Let me give a couple examples.

Let’s say, first off, that you want to test a market. 

But you know the expense and effort it will take to develop a product for that market.  You’re not sure about the market, your ability to gain traction there, and other important details you might want to form a more sound and solid plan based on.

So you use affiliate marketing as a way to test the market.  You pick out a few high-quality affiliate offers that align with your interest in the market, and that are similar to what you’d probably create if you decide to go deeper.  You get set up as an affiliate.  You build a website.  You build a sales page and email follow-up campaign.  You start buying traffic, and testing.  After a few thousand dollars invested, you can start to see how hard it is to get traffic, how the offers you liked were converting, and so on.

Then, based on this, you decide to build out your own offer, product, or service, for that market.  You adapt your marketing to sell your product or service, instead of someone else’s.  And you benefited from an easy-entry way to test the market.  (Or, if it didn’t work, you saved the effort and expense of building an offer that would eventually fail.  Hurts less when it’s someone else’s product, too!)

Alternately, affiliate marketing can be a great way to bring more value to your customers…

Let’s say, on the other hand, that you have a successful, going, growing business.  You have great relationships with your customers, based on trust.  They trust you, and would be happy to get more from you.

But, you’re also limited.  You’re limited in the amount of time and effort you can put into developing more products, or what your customers need most is outside of your area of expertise.  But at the same time, there are trusted vendors whose products you see as matching yours in quality and value.  In fact, you’d be as happy to stand behind their products with an endorsement as you are to sell yours.

So, that’s what you do.  You strike up an affiliate or joint venture deal, and you offer their products or services to your customer base.  This gives your customers access to a valuable offer they may not have known of otherwise, it brings your partner new customers with very little effort, and it allows you to maximize the value you’re getting from each customer you have a relationship with, without building more products or services.  Win-win-win!

Final thought…

Beware the allure of easy money.

It’s not that money should be hard to get.  It’s not that there’s no such thing as easy money.

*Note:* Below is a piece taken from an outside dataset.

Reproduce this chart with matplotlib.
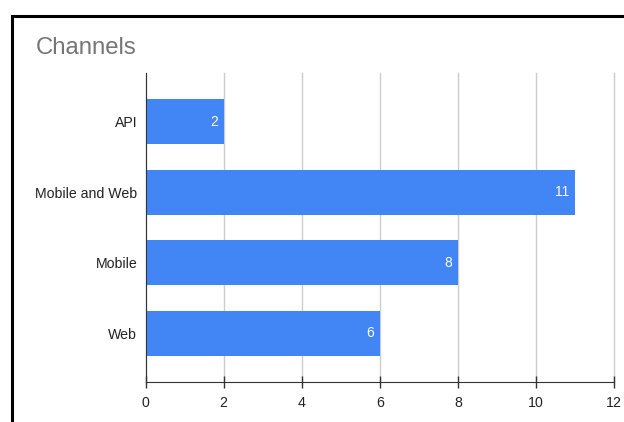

Heck: every time another BTMSinsiders member renews for yet another month because I continue to add value to the training library there, it FEELS like easy money.

This weekend was my kids’ fall break from school.  On Friday, we went to state park, a little over an hour from our house.  We were off-grid most of the day.  When my phone re-connected to the internet, and I got notifications of all the BTMSinsiders member renewals that happened while I was out hiking with the kids, that was fantastic.

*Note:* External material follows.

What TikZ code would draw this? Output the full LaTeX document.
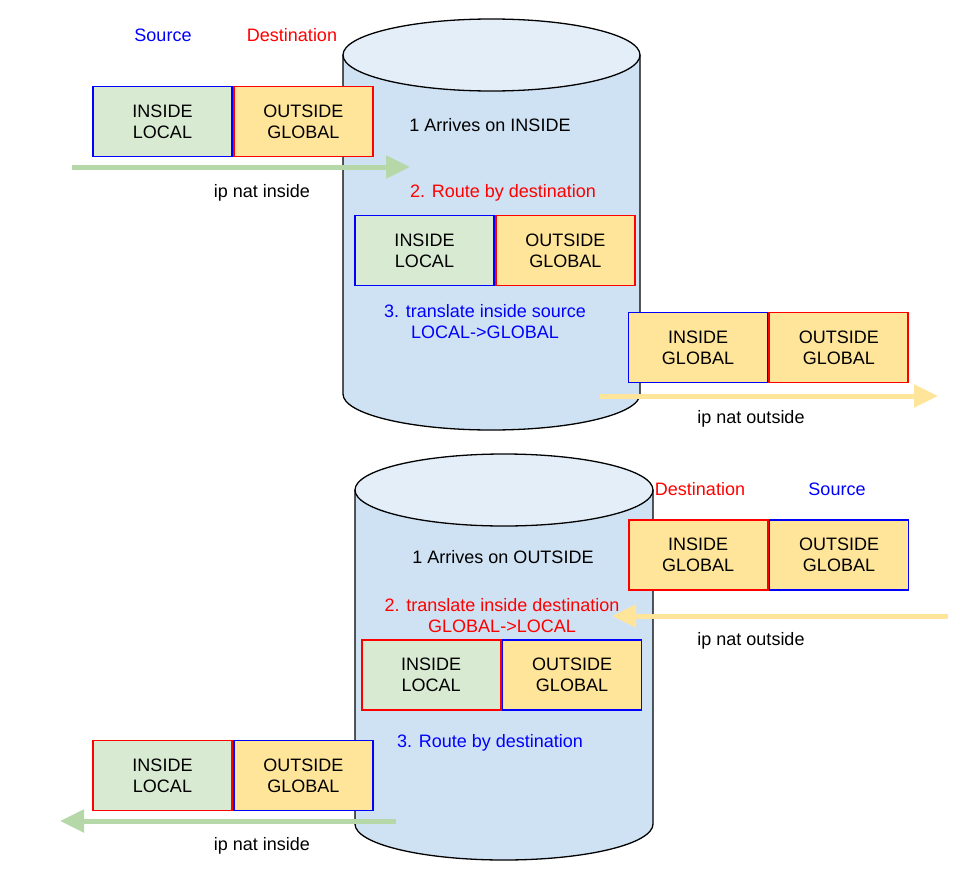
\documentclass[tikz,border=0pt]{standalone}
\usepackage{fontspec}
\setmainfont{Liberation Sans}
\usepackage{xcolor}
\usetikzlibrary{arrows.meta}
\definecolor{lgreen}{HTML}{D9EAD3}
\definecolor{lorange}{HTML}{FFE599}
\definecolor{cylbody}{HTML}{CFE2F3}
\definecolor{cyltop}{HTML}{E3EEF8}
\definecolor{garrow}{HTML}{B6D7A8}
\definecolor{yarrow}{HTML}{FFE599}

\begin{document}
\begin{tikzpicture}[x=1pt,y=-1pt,
  every node/.style={font=\fontsize{18}{21}\selectfont,align=center},
  half/.style={minimum width=139pt,minimum height=70pt,inner sep=0pt,line width=1.8pt},
  inl/.style={half,fill=lgreen},
  outg/.style={half,fill=lorange},
  can/.style={draw=black,line width=1.3pt},
  fat/.style={line width=5pt,-{Triangle[length=24pt,width=22pt]}}]
\useasboundingbox (0,0) rectangle (964,889);
% the two routers
\draw[can,fill=cylbody] (343,55) -- (343,394) arc[start angle=180,end angle=0,x radius=148.5,y radius=36] -- (640,55);
\draw[can,fill=cyltop] (491.5,55) ellipse[x radius=148.5,y radius=36];
\draw[can,fill=cylbody] (355,490) -- (355,824) arc[start angle=180,end angle=0,x radius=149,y radius=36] -- (653,490);
\draw[can,fill=cyltop] (504,490) ellipse[x radius=149,y radius=36];

% inside -> outside
\node[text=blue] (src1) at (163,35) {Source};
\node[text=red] (dst1) at (292,35) {Destination};
\node[inl,draw=blue] (il1) at (162.5,121.5) {INSIDE\\LOCAL};
\node[outg,draw=red,anchor=west] (og1) at (il1.east) {OUTSIDE\\GLOBAL};
\coordinate (in1s) at (72,167);
\coordinate (in1e) at (410,167);
\draw[fat,garrow] (in1s) -- (in1e);
\node (nat1) at (262,193) {ip nat inside};
\node (arr1) at (490,125) {1 Arrives on INSIDE};
\node[text=red] (rt1) at (503,193) {2. Route by destination};
\node[inl,draw=blue] (il2) at (424.5,250.5) {INSIDE\\LOCAL};
\node[outg,draw=red,anchor=west] (og2) at (il2.east) {OUTSIDE\\GLOBAL};
\node[text=blue] (tr1) at (485,322) {3. translate inside source\\LOCAL->GLOBAL};
\node[outg,draw=blue] (ig1) at (698,347.5) {INSIDE\\GLOBAL};
\node[outg,draw=red,anchor=west] (og3) at (ig1.east) {OUTSIDE\\GLOBAL};
\coordinate (out1s) at (600,396);
\coordinate (out1e) at (938,396);
\draw[fat,yarrow] (out1s) -- (out1e);
\node (nat2) at (751,419) {ip nat outside};

% outside -> inside
\node[text=red] (dst2) at (700,489) {Destination};
\node[text=blue] (src2) at (837,489) {Source};
\node[outg,draw=blue] (og4) at (839,555) {OUTSIDE\\GLOBAL};
\node[outg,draw=red,anchor=east] (ig2) at (og4.west) {INSIDE\\GLOBAL};
\coordinate (out2s) at (948,616);
\coordinate (out2e) at (612,616);
\draw[fat,yarrow] (out2s) -- (out2e);
\node (nat3) at (751,641) {ip nat outside};
\node (arr2) at (503,557) {1 Arrives on OUTSIDE};
\node[text=red] (tr2) at (502,616) {2. translate inside destination\\GLOBAL->LOCAL};
\node[outg,draw=blue] (og5) at (572,675) {OUTSIDE\\GLOBAL};
\node[inl,draw=red,anchor=east] (il3) at (og5.west) {INSIDE\\LOCAL};
\node[text=blue] (rt2) at (490,743) {3. Route by destination};
\node[inl,draw=red] (il4) at (162.5,775.5) {INSIDE\\LOCAL};
\node[outg,draw=blue,anchor=west] (og6) at (il4.east) {OUTSIDE\\GLOBAL};
\coordinate (in2s) at (396,821);
\coordinate (in2e) at (60,821);
\draw[fat,garrow] (in2s) -- (in2e);
\node (nat4) at (262,846) {ip nat inside};
\end{tikzpicture}
\end{document}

If that’s the FEELING you want, first figure out how to build a real business, where you’re offering products or services in exchange for money.

Then, do that well, and start to build relationships with your customers, such that they want to keep coming back to you.

Then, find a way to make as much of that business as possible automated and outsourced.

Long-term, you can even build the business in such a way that you’re no longer in the organizational chart, or at least you only remain involved in a strategic way, or in whatever way reflects your own unique abilities.

It’ll be fun to do.

And one day, you’ll wake up and realize that a whole bunch of the money you make, once-hard, is now pretty easy.

That’ll give you the feeling.  And it’s a sure way to avoid most of the traps of affiliate marketing.